De Lavergne - 1931 : Et
c'est alors que, venu que venu de loin, sans attache
aucune avec la Lorraine, étranger autant qu'on peut l'être, je suis
arrivé parmi vous... Certes, ce n'est point sans quelque émoi que je fis mes premiers pas dans
cette Faculté lorraine
que le renom de ses maîtres a, de tous temps, auréolée
de prestige.
Dufour - 1924 : A part
quelques très rares exceptions, nos étudiants ne s'intéressent qu'à ce qu'ils
voient et ne retiennent que ce qu'ils ont vu. Les raisonnements abstraits n'ont
pas de prise sur eux quand ils ne sont pas soutenus par des expériences.
Gosserez - 1962 : Ce recours de plus en
plus fréquent à la chirurgie esthétique nous
prouve qu'il y a actuellement, dans le monde travaillé par une crise de civilisation, et où la spiritualité a
souvent cédé devant le matérialisme,
un défaut d'adaptation, une incertitude du lendemain, que chaque individu
éprouve plus ou moins douloureusement,
mais auxquelles personne n'échappe complètement.
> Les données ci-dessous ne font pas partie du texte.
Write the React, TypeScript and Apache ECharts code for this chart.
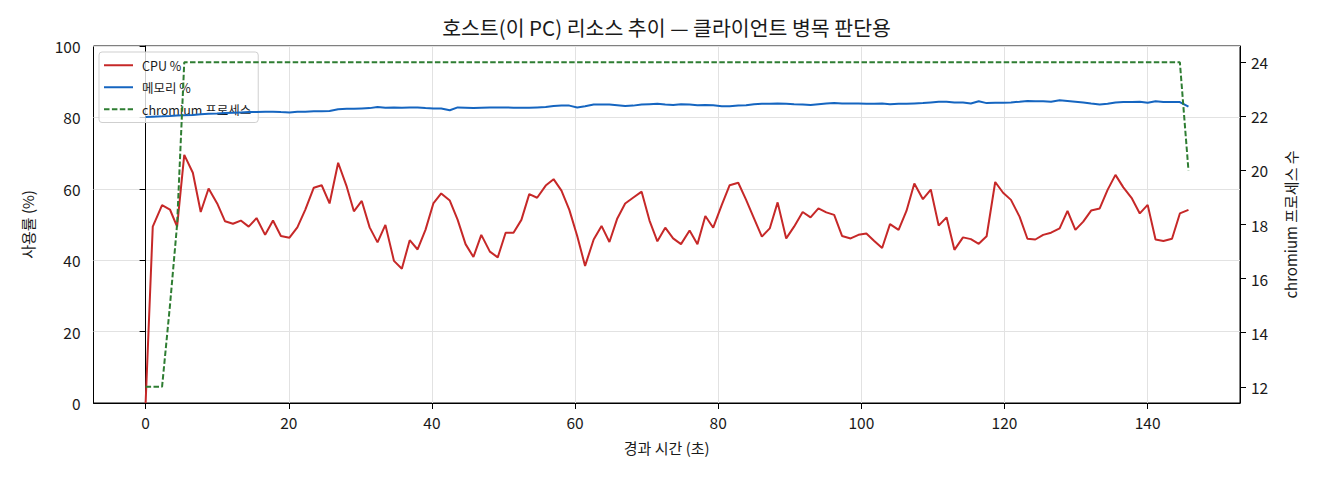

Lochard - 1962 : Cette pénétration des sciences et des
investigations objectives dans
la Médecine […] tient à son actif
tous les grands progrès qui se sont manifestés,
ou tout au moins elle en a aidé et permis
l'avènement et, dans l’avenir comme par le passé, c'est essentiellement par elle qu’il faut entrevoir l'essentiel des progrès futurs.
Michel - 1922 : Par votre
vie, par vos actes, montrez que vous avez au fond du cœur, autre chose que la
soif de l'or, ou le désir de faire du bruit autour de votre nom.
Parisot - 1957 : Ainsi, à côté de la médecine dite « de soins » la
médecine préventive et sociale constitue une étape logique dans l'évolution de
la Science médicale. La Médecine sociale […] a pour programme fondamental la
protection et le développement de la personnalité humaine considérée à la fois
comme valeur économique et comme valeur spirituelle.
Ribon - 1977 : Rester dans le réel et le possible,
c'est suivre le conseil donné il y a deux mille ans par Hérophile, le célèbre anatomiste d'Alexandrie : Par-dessus tout, le médecin devra connaître
les limites de son pouvoir ; car celui-là seul qui sait distinguer le possible
de l'impossible est un médecin parfait.
Sadoul - 1962 :
Il est utile pour trouver des solutions neuves que des groupes de travail rassemblent des hommes venus d'horizons
variés, ayant une formation différente
et si possible complémentaire.
Schmitt - 1910 : Sachez gagner
la confiance des malades, et quand leur mal dure, que leur courage faiblit, que
leur résignation se perd, quand vous-même vous n'espérez plus, apprenez et efforcez-vous,
malgré tout, à relever leur espoir ; ne prononcez jamais une parole qui puisse
les éclairer sur la gravité du mal et montrez-leur que vous luttez jusqu'au bout. Ils sont deux fois à plaindre, car ils sont malades et ils sont malheureux ; et à ce
double titre, ils
ont droit à
toute votre sollicitude, à tout votre
dévouement, à
tous vos respects.
Spillmann - 1887 : Pour étudier avec succès la médecine, il faut l'aimer
et l'aimer avec passion.
Watrin - 1938 : Chez tous, sans distinction, je veux exalter ce besoin de curiosité, qui est la clé la plus sûre de toutes sciences, m'efforçant de vous faire comprendre que l'obtention d'un diplôme ne procure qu'une satisfaction passagère et que le serment d’Hippocrate ne fixe pas définitivement la somme des connaissances à acquérir.